UK - An unnamed UK pension fund has acquired a Manchester office development in a £50m (€70m) funding-and-purchase deal, sparking suggestions of a UK pensions property revival.
The eventual value of the scheme, due for completion in October 2008, will depend on lettings agreements yet to be signed. However, Orchard Investment Management, which acquired the asset on behalf of the scheme, said the centrally-located block would likely attract financial and professional services tenants.
This latest acquisition is an indication UK pension funds will soon regain their appetite for domestic real estate following a recent trend to switch allocations to continental Europe, according to Gary Felce, a partner with Orchard.

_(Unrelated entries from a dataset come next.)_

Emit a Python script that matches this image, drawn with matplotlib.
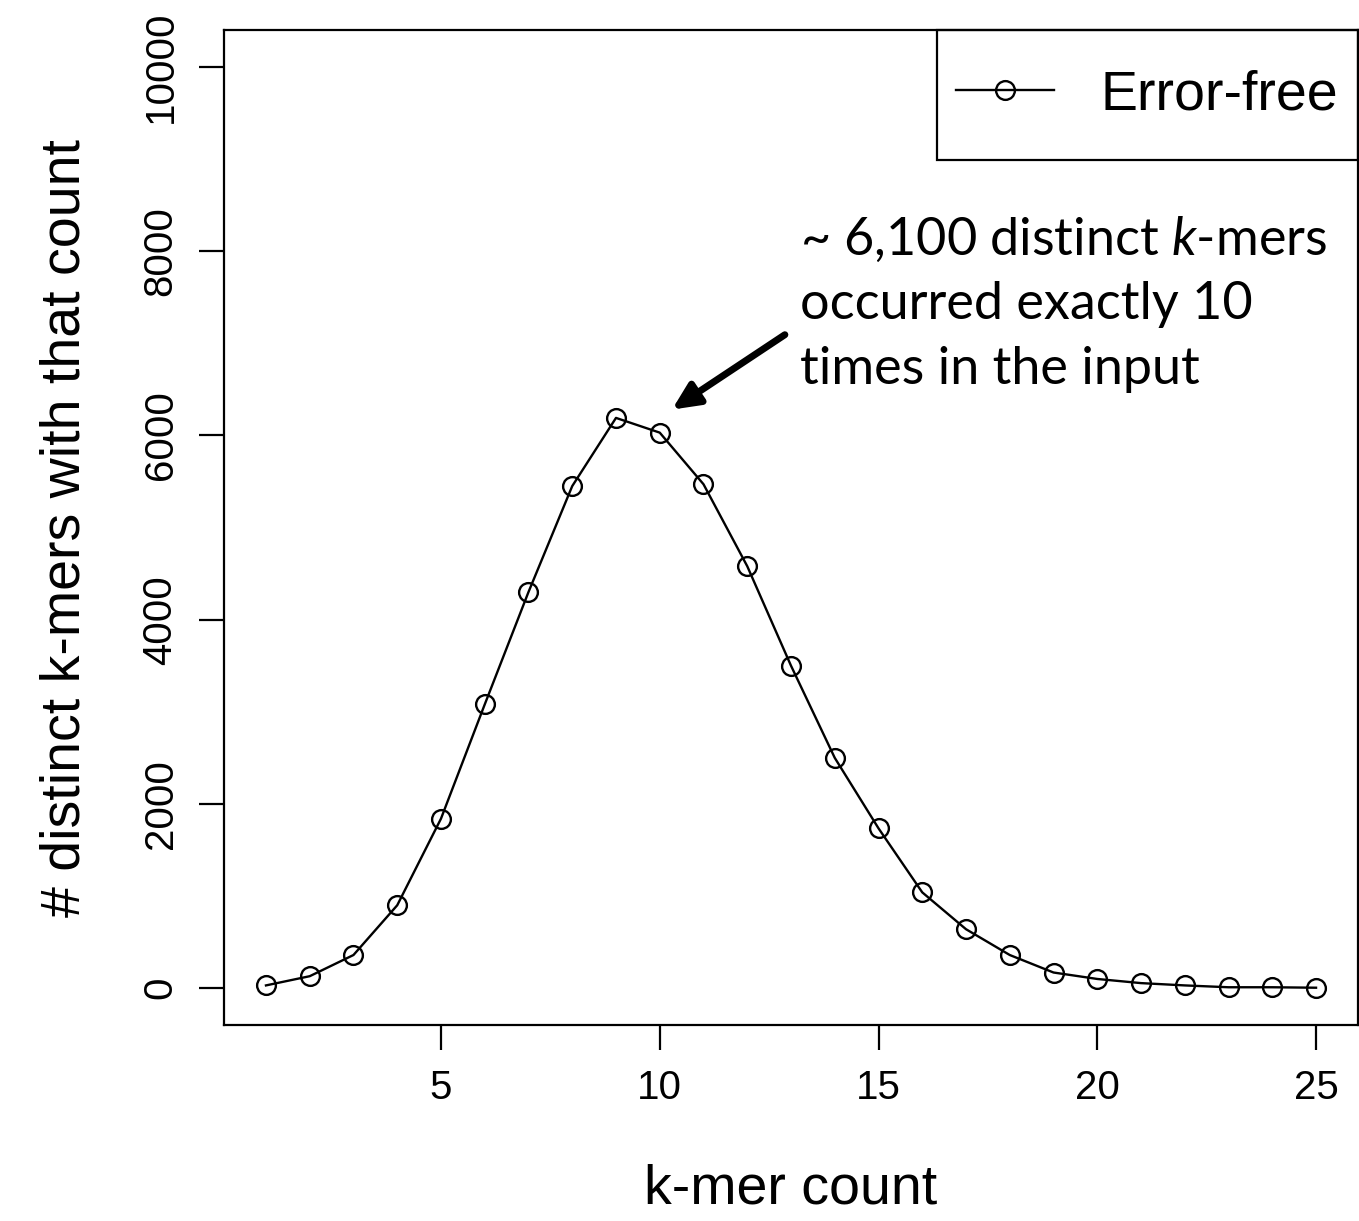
import numpy as np
import matplotlib
matplotlib.use("Agg")
import matplotlib.pyplot as plt
from matplotlib.patches import Rectangle

# k-mer count spectrum (error-free reads)
kmer_count = list(range(1, 26))
n_distinct = [30, 130, 360, 900, 1840, 3080, 4300, 5450, 6190, 6030,
              5470, 4580, 3500, 2500, 1735, 1040, 640, 360, 170, 100,
              55, 30, 10, 10, 5]
x_ticks = [5, 10, 15, 20, 25]
y_ticks = [0, 2000, 4000, 6000, 8000, 10000]

plt.rcParams["font.family"] = ["Liberation Sans", "DejaVu Sans"]
plt.rcParams["mathtext.fontset"] = "custom"
plt.rcParams["mathtext.it"] = "Lato:italic"
plt.rcParams["mathtext.rm"] = "Lato"

fig = plt.figure(figsize=(13.59, 12.21), dpi=100)
ax = fig.add_axes([0.1648, 0.1605, 0.8345, 0.8149])

ax.plot(kmer_count, n_distinct, color="black", lw=1.7, marker="o",
        ms=13.5, mfc="none", mec="black", mew=1.7, label="Error-free")

ax.set_xlim(0.04, 25.96)
ax.set_ylim(-400, 10400)
ax.set_xticks(x_ticks)
ax.set_yticks(y_ticks)
ax.tick_params(length=18, width=1.6, labelsize=29, pad=14)
for lab in ax.get_yticklabels():
    lab.set_rotation(90)
    lab.set_va("center")
for sp in ax.spines.values():
    sp.set_linewidth(1.6)

ax.set_xlabel("k-mer count", fontsize=40, labelpad=40)
ax.set_ylabel("# distinct k-mers with that count", fontsize=40, labelpad=36)

# legend: R-style box, frame drawn separately so its size matches
box = (0.6287, 0.8693, 0.3713, 0.1307)
ax.add_patch(Rectangle(box[:2], box[2], box[3], transform=ax.transAxes,
                       fill=False, edgecolor="black", lw=1.6, zorder=5,
                       clip_on=False))
ax.legend(loc="center", bbox_to_anchor=box, frameon=False, fontsize=40,
          handlelength=1.75, handletextpad=0.85, borderpad=0, borderaxespad=0)

# annotation for the peak
ax.text(13.2, 8400, "~ 6,100 distinct $k$-mers\noccurred exactly 10\ntimes in the input",
        fontsize=37.5, family="Lato", ha="left", va="top", linespacing=1.47)
ax.annotate("", xy=(10.28, 6280), xytext=(12.86, 7093),
            arrowprops=dict(arrowstyle="-|>,head_length=1.6,head_width=0.75",
                            color="black", lw=5, shrinkA=0, shrinkB=0))

fig.savefig("out.png", dpi=100)
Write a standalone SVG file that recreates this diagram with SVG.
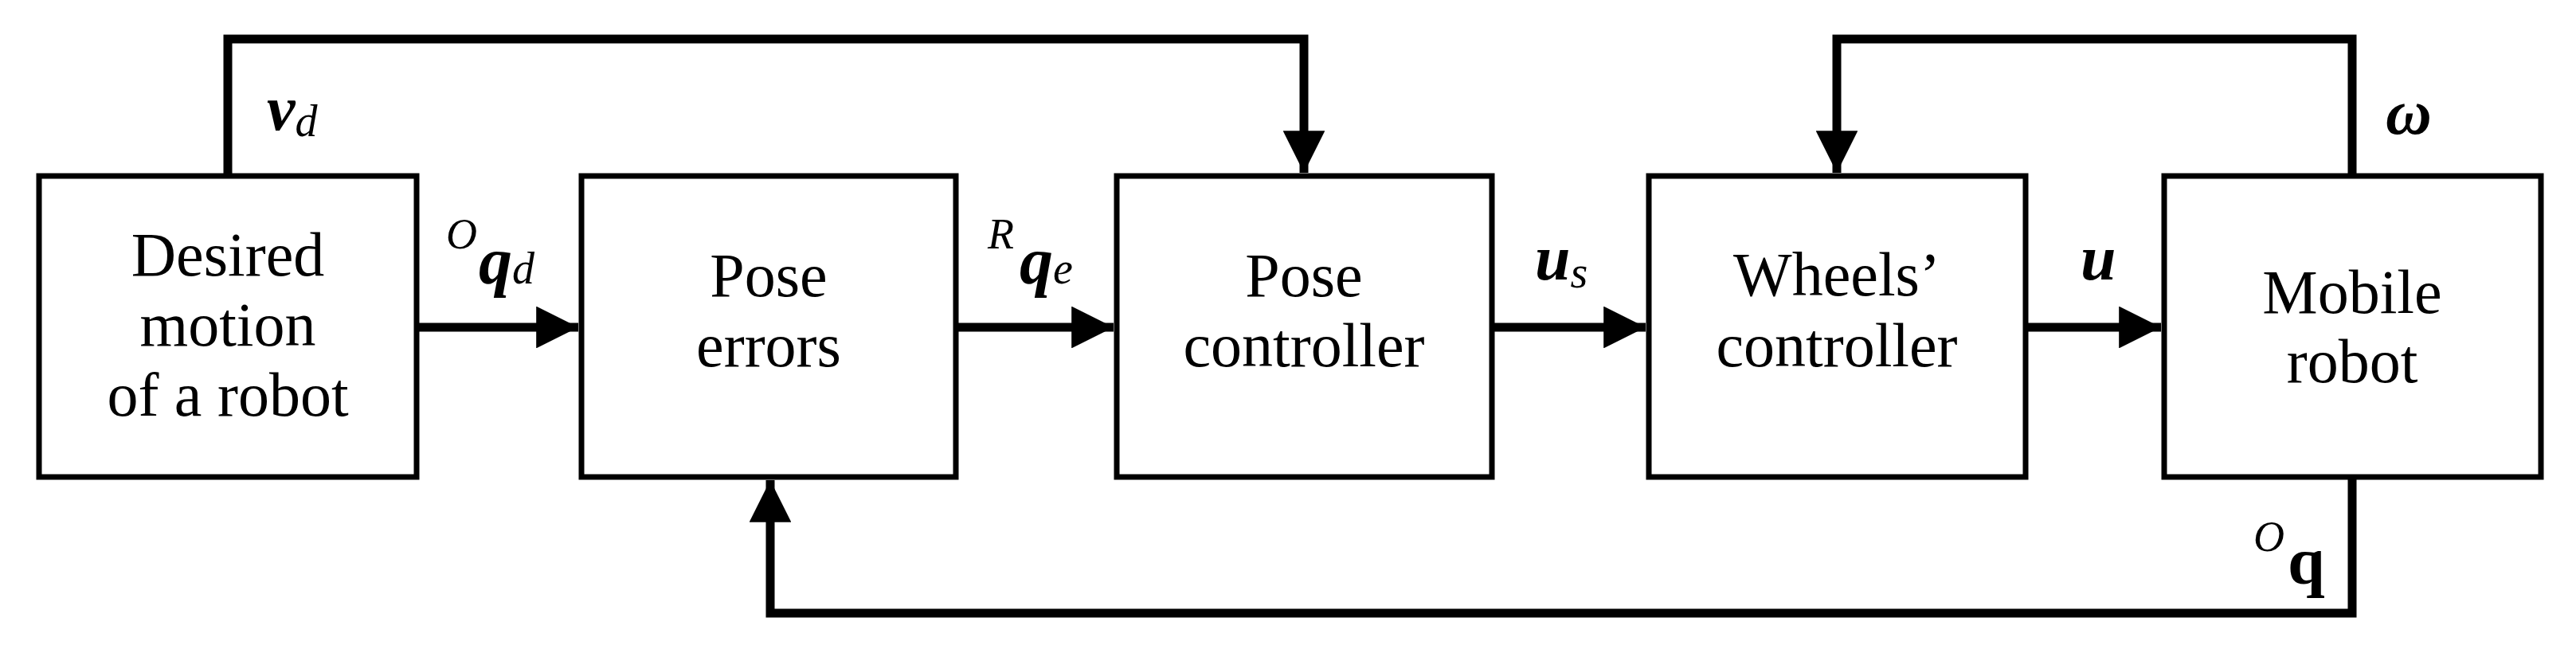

"There's still an appetite for property. The problem with the overheated market was pricing," he said.
"You saw all property - prime, secondary - priced the same. That's changed. Pension funds will regain their appetite and you'll see more activity in the market."
That said, the timing of the market correction would depend on "how long the banking situation continues", he said. "Pension funds aren't borrowing but they're competing with investors who are, and that's driving the market. Once we're through the worst and the market settles down, they'll begin to invest again."
However, he expressed scepticism over claims of a short-term correction. "I'm personally optimistic but I don't expect to see a change before spring 2008. It certainly won't happen in this quarter," he said.